Speaking of BP (yet again), seems like facts about BP's faux green-ness keep bubbling to the surface, in this case, when residents of Munster, Indiana complained. You'd think a corporation with such massive quarterly profit margins would be able to maintain their own infrastructure, but I guess their advertising budget has consumed all the extra cash. Or something.
cbs2chicago.com - BP Cleans Up Oily Mess In Munster, Ind.:
BP officials say the source of the oil pipeline leak that got into storm sewers and caused a strong odor in a Munster neighborhood Monday night was a seeping, inactive pipe.
Officials have yet to determine whether there are any more leaks in two idle pipelines in the area
... Residents along Somerset Drive near St. James Place called the Munster Fire Department around 7 p.m. Monday to report a fuel odor that turned out to be an oil pipeline leak.“My wife called it in. I kept smelling whiffs of it. It started getting real strong around 6 p.m. I'm wondering if the area's contaminated. My neighbor says he smelled it two years ago,” said James Aerts, who lives a few houses from where the leak was detected. “It was in my garage, on my front porch, everywhere.”

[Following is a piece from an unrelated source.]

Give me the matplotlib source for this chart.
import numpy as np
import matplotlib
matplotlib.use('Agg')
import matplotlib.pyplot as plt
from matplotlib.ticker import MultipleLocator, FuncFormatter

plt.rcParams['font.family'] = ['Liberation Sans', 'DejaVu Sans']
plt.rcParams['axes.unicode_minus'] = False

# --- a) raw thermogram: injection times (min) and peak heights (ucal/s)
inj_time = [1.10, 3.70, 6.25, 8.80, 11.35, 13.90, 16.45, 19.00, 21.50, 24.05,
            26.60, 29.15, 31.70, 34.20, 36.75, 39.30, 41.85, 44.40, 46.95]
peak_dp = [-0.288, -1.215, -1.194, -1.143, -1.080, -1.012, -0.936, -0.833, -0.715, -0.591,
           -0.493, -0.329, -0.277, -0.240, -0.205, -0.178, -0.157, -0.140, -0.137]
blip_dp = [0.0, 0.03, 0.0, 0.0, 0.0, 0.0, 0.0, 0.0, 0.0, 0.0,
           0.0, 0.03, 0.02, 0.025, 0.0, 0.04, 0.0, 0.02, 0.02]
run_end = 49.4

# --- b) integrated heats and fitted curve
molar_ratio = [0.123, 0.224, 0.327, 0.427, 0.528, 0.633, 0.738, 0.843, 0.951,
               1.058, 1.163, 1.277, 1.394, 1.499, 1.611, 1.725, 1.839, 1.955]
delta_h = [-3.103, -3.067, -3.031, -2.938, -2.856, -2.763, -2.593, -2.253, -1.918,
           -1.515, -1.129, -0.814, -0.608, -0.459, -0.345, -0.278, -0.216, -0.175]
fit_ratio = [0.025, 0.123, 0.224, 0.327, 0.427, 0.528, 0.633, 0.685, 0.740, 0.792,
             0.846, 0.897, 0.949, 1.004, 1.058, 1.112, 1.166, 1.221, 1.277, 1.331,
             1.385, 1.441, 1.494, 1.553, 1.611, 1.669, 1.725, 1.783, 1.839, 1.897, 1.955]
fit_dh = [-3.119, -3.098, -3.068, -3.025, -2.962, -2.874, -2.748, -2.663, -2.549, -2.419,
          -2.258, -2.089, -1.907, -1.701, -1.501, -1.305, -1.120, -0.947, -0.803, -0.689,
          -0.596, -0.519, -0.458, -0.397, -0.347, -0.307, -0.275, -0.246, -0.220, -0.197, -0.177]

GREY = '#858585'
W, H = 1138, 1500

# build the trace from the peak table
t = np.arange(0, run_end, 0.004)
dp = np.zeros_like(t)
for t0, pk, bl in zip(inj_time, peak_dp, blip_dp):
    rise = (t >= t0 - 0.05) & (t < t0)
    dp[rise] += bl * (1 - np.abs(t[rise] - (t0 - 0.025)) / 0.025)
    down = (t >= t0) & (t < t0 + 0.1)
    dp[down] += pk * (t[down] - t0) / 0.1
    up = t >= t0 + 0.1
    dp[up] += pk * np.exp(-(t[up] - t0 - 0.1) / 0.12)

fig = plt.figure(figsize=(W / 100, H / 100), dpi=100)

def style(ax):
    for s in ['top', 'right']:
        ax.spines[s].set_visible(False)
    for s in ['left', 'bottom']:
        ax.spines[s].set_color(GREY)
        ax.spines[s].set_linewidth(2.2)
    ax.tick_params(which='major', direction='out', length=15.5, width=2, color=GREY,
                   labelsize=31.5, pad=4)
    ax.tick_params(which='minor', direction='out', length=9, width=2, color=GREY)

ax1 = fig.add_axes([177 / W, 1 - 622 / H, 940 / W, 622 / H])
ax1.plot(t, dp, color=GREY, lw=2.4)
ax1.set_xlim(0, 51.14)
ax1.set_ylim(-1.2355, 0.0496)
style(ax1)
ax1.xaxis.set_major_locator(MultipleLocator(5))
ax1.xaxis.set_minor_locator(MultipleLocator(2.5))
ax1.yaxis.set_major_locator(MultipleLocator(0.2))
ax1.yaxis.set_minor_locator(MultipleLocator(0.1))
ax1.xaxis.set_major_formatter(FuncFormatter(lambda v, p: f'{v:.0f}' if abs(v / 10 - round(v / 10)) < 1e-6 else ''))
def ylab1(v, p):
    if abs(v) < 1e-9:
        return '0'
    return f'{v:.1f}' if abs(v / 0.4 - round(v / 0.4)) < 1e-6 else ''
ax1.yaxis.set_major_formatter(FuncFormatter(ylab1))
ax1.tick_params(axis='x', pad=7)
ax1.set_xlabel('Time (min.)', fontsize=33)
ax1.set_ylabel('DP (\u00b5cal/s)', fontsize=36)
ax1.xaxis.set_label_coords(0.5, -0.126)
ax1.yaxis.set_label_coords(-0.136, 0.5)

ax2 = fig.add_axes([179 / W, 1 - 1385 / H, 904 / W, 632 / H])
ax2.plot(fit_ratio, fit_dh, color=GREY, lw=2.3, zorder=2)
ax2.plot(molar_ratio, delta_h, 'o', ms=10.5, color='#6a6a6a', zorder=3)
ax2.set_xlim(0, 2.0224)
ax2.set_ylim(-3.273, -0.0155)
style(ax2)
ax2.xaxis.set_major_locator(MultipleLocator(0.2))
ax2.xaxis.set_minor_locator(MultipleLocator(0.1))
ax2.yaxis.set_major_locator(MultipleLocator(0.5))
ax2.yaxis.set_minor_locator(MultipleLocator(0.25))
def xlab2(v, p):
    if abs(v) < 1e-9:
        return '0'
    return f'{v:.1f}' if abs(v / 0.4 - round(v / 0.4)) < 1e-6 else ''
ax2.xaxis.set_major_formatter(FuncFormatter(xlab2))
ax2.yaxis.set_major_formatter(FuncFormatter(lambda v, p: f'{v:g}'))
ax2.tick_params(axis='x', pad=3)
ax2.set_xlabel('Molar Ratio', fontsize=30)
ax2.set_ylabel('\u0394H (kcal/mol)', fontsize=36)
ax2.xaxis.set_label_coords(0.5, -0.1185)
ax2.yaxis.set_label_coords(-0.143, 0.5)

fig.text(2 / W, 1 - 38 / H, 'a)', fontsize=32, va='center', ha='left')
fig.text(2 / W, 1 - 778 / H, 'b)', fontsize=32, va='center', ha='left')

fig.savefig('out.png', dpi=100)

Workers determined the smell came from storm sewers, and dug manholes to backtrack the leak from the point in the sewer system where the oil was detected to the pipeline.

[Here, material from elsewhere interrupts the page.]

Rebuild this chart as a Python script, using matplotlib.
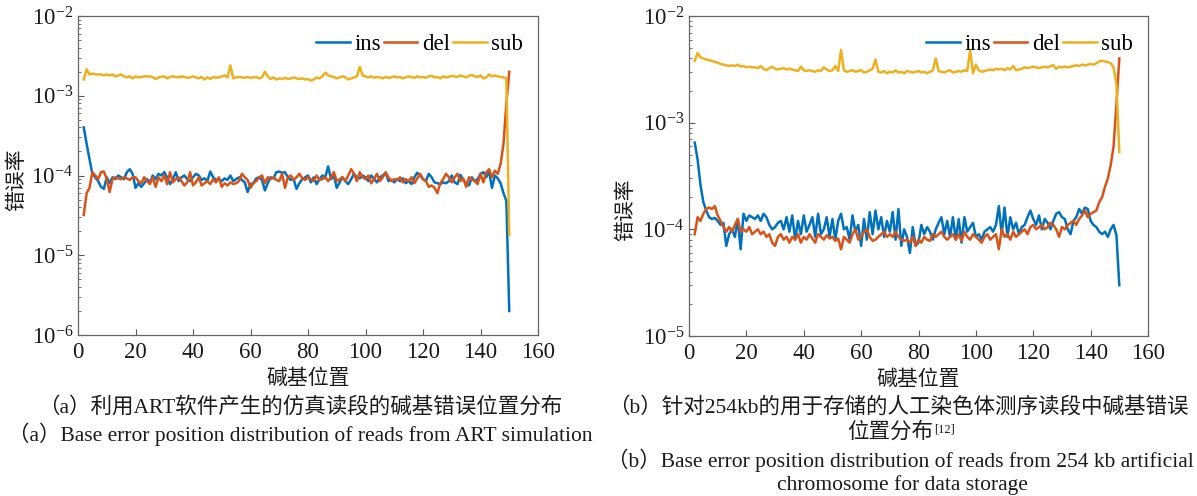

The leak was traced to a pipe at St. James Place just off the Somerset intersection. From the storm sewer system, the oil flowed into a retention pond behind Somerset residences.
...
Resident Gene Kelly said he smelled fuel inside his house, located right by the leak. He said he would have liked BP to inform him what was going on rather than having to read it in the newspaper. “I'm concerned about the safety of the house, the smell lingering,” he told BP officials, when they came by.IDEM spokesman Steve Polston said IDEM will oversee the cleanup and inspect whether environmental standards are being met. He couldn't say whether BP would face any penalties.
BP says not to worry, industrial contamination is good for you. Plus, having to comply with environmental regulations has killed more people than Hilter (sic).